**Requirement**
Write out exactly the lines below that run from the one containing "Generate a Python" through the one containing "1.758, 1.744, 1.719]", both included, with no other lines.

**Records shown**
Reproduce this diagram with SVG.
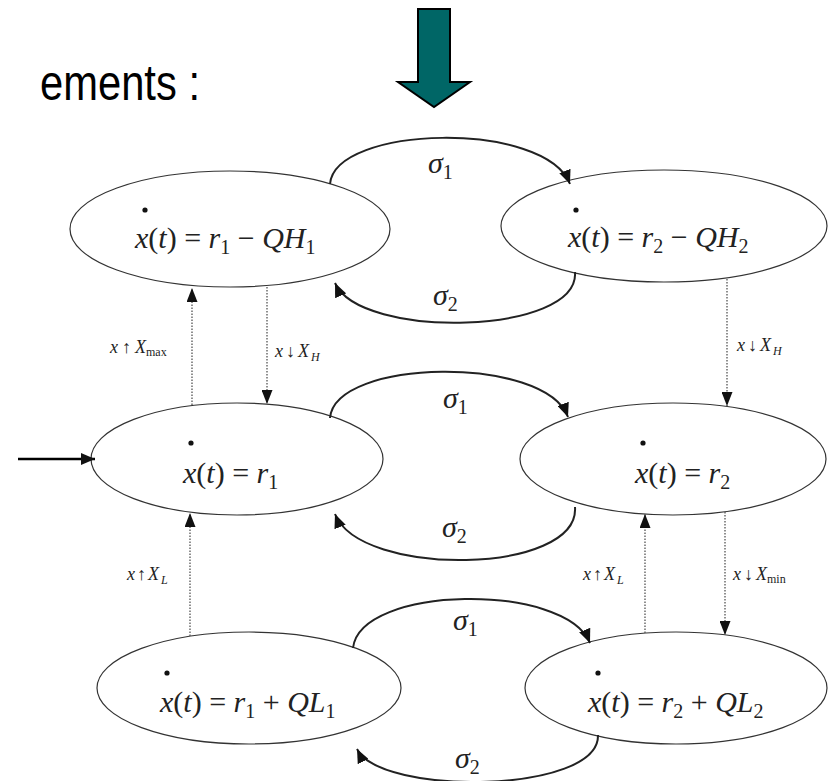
* * *
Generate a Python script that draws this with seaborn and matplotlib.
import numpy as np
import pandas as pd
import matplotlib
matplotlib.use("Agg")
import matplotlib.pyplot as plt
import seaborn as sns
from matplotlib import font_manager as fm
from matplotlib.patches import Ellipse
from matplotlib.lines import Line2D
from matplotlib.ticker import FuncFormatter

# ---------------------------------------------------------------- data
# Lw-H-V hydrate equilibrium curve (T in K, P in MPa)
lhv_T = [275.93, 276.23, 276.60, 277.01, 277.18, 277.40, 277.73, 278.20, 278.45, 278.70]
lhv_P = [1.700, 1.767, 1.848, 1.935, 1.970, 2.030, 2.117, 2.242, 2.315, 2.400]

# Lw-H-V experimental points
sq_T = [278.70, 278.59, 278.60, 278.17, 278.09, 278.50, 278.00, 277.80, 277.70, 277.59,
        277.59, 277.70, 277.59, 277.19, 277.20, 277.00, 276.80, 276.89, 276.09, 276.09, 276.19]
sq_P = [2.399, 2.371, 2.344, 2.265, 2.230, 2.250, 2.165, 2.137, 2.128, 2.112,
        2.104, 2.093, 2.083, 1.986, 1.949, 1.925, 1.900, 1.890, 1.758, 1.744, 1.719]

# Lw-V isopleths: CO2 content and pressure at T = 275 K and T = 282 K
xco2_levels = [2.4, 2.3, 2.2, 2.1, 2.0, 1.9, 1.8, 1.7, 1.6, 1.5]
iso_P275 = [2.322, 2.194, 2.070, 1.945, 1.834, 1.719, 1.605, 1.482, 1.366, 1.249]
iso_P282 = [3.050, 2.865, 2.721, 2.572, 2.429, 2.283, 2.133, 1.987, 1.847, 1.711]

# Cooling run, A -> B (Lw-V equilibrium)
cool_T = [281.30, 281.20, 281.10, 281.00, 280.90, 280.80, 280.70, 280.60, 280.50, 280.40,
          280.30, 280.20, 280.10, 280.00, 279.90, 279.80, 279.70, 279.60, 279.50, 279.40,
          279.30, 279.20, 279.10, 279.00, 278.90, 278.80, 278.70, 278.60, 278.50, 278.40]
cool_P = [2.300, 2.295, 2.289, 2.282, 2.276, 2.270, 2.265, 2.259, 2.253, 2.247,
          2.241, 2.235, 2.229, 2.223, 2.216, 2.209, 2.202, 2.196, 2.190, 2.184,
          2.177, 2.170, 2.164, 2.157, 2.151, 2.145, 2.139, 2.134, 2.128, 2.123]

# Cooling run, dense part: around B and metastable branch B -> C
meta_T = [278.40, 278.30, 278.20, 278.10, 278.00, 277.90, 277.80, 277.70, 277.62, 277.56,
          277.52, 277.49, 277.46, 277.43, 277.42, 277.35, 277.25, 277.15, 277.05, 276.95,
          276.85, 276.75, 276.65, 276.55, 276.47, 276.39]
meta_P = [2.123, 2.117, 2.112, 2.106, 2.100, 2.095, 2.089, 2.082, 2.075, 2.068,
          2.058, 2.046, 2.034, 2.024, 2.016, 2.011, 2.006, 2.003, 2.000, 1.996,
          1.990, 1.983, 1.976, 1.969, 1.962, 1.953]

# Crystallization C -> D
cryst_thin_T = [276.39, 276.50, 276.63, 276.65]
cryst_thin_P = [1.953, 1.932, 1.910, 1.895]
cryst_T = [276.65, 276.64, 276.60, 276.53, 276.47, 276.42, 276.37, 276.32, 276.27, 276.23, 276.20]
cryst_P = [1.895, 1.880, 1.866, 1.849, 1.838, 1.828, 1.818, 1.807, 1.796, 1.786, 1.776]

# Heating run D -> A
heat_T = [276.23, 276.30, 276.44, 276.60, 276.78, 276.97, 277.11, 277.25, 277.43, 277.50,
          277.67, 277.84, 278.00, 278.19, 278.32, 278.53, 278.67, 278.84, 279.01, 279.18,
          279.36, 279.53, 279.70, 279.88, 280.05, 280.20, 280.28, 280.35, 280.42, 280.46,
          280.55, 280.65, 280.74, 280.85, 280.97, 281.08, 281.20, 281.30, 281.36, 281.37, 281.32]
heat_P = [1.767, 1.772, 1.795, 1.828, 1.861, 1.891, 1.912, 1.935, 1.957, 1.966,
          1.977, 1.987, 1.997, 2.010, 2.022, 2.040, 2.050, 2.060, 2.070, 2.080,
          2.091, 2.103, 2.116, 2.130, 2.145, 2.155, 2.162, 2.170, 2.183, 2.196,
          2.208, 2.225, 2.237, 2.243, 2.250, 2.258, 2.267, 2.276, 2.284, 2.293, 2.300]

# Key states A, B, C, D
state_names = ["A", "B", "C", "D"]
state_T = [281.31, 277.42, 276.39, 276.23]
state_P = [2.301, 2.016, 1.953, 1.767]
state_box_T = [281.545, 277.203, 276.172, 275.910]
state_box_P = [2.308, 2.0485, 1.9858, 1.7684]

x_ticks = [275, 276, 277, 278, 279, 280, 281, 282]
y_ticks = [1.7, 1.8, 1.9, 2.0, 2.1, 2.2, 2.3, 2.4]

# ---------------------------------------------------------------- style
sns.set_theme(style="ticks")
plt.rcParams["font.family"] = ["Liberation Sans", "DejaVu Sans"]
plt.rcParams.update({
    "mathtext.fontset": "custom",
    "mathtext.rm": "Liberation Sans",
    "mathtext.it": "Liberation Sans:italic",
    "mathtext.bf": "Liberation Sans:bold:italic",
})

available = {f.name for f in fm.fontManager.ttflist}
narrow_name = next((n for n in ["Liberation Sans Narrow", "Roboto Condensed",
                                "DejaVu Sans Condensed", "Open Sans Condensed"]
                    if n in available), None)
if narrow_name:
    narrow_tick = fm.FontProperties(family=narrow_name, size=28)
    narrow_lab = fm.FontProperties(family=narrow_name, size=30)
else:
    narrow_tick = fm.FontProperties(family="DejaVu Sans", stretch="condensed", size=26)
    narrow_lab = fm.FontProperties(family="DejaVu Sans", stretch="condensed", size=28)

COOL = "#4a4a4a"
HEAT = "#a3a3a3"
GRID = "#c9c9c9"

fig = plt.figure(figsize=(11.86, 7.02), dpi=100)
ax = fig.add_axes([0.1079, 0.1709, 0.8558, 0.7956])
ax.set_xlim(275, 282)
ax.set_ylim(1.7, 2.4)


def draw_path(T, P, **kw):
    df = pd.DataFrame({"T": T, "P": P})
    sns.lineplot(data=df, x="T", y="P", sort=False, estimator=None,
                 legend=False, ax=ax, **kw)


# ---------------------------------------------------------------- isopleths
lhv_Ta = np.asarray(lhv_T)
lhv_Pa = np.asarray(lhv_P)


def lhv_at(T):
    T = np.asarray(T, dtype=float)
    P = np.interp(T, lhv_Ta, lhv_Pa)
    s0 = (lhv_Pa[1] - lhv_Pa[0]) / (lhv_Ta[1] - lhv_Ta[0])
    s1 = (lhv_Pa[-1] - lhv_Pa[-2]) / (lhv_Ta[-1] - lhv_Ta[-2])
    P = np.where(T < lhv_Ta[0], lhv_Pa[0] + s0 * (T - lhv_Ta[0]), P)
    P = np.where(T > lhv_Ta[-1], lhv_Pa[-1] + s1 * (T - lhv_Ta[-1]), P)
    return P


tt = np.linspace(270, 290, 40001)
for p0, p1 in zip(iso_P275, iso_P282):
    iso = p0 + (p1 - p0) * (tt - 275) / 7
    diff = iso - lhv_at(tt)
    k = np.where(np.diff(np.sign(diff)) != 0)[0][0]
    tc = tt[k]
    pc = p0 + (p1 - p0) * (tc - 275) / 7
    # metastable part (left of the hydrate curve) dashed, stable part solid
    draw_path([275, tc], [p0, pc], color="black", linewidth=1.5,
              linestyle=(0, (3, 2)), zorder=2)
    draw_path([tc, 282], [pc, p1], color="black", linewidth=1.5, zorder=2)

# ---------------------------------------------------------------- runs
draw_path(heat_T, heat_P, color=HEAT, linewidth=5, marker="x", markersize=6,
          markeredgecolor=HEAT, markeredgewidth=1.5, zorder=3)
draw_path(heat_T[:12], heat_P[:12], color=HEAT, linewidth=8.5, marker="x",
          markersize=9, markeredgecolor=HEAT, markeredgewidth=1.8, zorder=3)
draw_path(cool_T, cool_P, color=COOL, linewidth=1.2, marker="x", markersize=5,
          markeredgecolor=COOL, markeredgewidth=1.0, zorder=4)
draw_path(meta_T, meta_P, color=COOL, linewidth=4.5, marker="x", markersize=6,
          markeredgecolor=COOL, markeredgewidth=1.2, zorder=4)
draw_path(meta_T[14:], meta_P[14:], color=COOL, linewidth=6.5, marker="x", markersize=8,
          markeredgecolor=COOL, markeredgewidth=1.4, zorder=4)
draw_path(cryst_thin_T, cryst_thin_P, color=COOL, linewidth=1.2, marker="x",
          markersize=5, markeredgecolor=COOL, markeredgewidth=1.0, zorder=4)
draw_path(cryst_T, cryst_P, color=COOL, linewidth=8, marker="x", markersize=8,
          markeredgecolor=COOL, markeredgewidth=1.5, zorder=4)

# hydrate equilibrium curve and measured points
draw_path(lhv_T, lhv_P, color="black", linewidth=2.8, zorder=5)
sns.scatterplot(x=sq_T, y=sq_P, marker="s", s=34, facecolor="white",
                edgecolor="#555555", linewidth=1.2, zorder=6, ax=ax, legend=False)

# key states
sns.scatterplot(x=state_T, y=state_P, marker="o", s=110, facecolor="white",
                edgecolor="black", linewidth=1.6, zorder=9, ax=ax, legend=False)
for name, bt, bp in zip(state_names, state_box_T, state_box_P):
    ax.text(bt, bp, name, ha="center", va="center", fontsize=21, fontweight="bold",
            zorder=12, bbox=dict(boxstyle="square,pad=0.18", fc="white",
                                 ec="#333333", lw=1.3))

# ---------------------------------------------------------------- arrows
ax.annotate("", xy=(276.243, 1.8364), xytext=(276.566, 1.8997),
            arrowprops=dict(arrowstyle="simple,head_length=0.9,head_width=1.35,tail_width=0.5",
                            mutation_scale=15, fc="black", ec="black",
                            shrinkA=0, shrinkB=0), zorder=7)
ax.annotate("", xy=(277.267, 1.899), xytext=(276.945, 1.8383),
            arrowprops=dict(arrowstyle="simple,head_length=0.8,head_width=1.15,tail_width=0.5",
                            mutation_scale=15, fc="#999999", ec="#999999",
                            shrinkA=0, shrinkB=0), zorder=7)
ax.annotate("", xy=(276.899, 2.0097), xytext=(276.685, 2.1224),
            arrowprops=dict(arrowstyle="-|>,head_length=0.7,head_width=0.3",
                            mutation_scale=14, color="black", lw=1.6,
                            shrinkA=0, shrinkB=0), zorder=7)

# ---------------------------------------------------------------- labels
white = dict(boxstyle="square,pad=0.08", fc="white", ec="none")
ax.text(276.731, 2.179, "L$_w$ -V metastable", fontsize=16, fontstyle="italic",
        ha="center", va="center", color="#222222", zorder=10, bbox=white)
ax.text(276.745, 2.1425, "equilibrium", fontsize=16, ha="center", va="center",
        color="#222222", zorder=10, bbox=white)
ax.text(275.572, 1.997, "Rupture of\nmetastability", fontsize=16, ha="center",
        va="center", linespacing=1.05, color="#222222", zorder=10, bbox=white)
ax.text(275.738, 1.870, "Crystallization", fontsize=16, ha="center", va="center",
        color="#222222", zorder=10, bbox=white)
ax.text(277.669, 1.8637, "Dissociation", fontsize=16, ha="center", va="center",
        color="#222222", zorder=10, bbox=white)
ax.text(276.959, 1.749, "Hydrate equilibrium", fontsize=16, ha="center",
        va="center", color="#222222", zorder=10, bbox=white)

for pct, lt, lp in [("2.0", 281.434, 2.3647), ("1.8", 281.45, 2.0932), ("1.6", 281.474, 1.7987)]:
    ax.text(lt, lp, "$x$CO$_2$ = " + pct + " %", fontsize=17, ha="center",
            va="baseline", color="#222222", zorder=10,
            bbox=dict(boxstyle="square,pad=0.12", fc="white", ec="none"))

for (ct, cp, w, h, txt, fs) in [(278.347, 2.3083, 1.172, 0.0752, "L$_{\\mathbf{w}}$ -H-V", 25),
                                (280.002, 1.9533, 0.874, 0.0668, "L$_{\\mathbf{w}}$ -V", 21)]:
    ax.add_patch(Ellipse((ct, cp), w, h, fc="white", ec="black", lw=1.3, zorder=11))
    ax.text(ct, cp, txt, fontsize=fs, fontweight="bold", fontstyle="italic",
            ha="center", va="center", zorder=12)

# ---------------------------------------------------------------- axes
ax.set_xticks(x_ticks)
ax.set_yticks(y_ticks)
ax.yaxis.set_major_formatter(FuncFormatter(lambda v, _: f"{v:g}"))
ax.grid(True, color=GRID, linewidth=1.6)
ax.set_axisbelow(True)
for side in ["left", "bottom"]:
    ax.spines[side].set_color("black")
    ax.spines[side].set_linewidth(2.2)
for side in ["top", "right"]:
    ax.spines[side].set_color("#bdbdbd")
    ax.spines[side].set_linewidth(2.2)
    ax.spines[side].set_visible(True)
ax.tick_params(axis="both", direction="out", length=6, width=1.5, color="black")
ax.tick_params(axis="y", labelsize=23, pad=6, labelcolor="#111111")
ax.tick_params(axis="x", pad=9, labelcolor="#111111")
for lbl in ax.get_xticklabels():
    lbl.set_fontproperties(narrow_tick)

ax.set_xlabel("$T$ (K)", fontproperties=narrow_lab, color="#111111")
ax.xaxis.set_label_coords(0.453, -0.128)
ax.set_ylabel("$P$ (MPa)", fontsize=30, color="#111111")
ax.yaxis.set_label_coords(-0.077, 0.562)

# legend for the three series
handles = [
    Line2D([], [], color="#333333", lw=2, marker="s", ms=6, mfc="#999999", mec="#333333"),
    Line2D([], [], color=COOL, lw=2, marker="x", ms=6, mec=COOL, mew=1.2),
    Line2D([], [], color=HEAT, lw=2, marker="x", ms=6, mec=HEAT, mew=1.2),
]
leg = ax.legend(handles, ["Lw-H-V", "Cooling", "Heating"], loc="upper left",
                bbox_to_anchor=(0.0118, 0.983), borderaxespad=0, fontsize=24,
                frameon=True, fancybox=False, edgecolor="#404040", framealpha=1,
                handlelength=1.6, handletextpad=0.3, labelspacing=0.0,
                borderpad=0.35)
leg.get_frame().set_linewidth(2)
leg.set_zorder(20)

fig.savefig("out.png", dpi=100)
--
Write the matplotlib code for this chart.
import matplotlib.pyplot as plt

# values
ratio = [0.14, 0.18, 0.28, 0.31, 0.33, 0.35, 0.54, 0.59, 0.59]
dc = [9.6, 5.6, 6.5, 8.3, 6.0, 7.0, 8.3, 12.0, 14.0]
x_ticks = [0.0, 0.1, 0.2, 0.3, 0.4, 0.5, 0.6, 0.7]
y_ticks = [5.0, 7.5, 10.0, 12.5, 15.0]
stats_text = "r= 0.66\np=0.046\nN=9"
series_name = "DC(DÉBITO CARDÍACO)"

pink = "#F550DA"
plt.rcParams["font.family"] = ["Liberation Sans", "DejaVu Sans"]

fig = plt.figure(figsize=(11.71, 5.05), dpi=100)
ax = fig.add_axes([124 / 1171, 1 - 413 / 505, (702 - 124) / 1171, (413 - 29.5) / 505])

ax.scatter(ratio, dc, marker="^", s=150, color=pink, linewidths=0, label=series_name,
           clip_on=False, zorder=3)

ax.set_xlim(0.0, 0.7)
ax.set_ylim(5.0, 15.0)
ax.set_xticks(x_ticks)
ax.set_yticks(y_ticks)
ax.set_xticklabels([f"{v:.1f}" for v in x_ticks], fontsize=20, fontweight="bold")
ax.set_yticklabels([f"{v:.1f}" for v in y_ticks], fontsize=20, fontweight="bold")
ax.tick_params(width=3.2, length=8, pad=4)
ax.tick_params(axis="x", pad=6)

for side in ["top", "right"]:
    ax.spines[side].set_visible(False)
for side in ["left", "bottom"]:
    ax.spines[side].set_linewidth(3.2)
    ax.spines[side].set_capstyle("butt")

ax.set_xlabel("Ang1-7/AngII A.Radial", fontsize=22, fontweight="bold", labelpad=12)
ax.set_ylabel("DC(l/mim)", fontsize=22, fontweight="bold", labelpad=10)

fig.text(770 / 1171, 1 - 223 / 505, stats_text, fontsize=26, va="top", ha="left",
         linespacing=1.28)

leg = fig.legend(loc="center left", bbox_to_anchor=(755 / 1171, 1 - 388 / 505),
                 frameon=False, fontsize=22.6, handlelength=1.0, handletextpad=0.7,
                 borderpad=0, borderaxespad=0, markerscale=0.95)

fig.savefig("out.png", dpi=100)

**Correct response**
Generate a Python script that draws this with seaborn and matplotlib.
import numpy as np
import pandas as pd
import matplotlib
matplotlib.use("Agg")
import matplotlib.pyplot as plt
import seaborn as sns
from matplotlib import font_manager as fm
from matplotlib.patches import Ellipse
from matplotlib.lines import Line2D
from matplotlib.ticker import FuncFormatter

# ---------------------------------------------------------------- data
# Lw-H-V hydrate equilibrium curve (T in K, P in MPa)
lhv_T = [275.93, 276.23, 276.60, 277.01, 277.18, 277.40, 277.73, 278.20, 278.45, 278.70]
lhv_P = [1.700, 1.767, 1.848, 1.935, 1.970, 2.030, 2.117, 2.242, 2.315, 2.400]

# Lw-H-V experimental points
sq_T = [278.70, 278.59, 278.60, 278.17, 278.09, 278.50, 278.00, 277.80, 277.70, 277.59,
        277.59, 277.70, 277.59, 277.19, 277.20, 277.00, 276.80, 276.89, 276.09, 276.09, 276.19]
sq_P = [2.399, 2.371, 2.344, 2.265, 2.230, 2.250, 2.165, 2.137, 2.128, 2.112,
        2.104, 2.093, 2.083, 1.986, 1.949, 1.925, 1.900, 1.890, 1.758, 1.744, 1.719]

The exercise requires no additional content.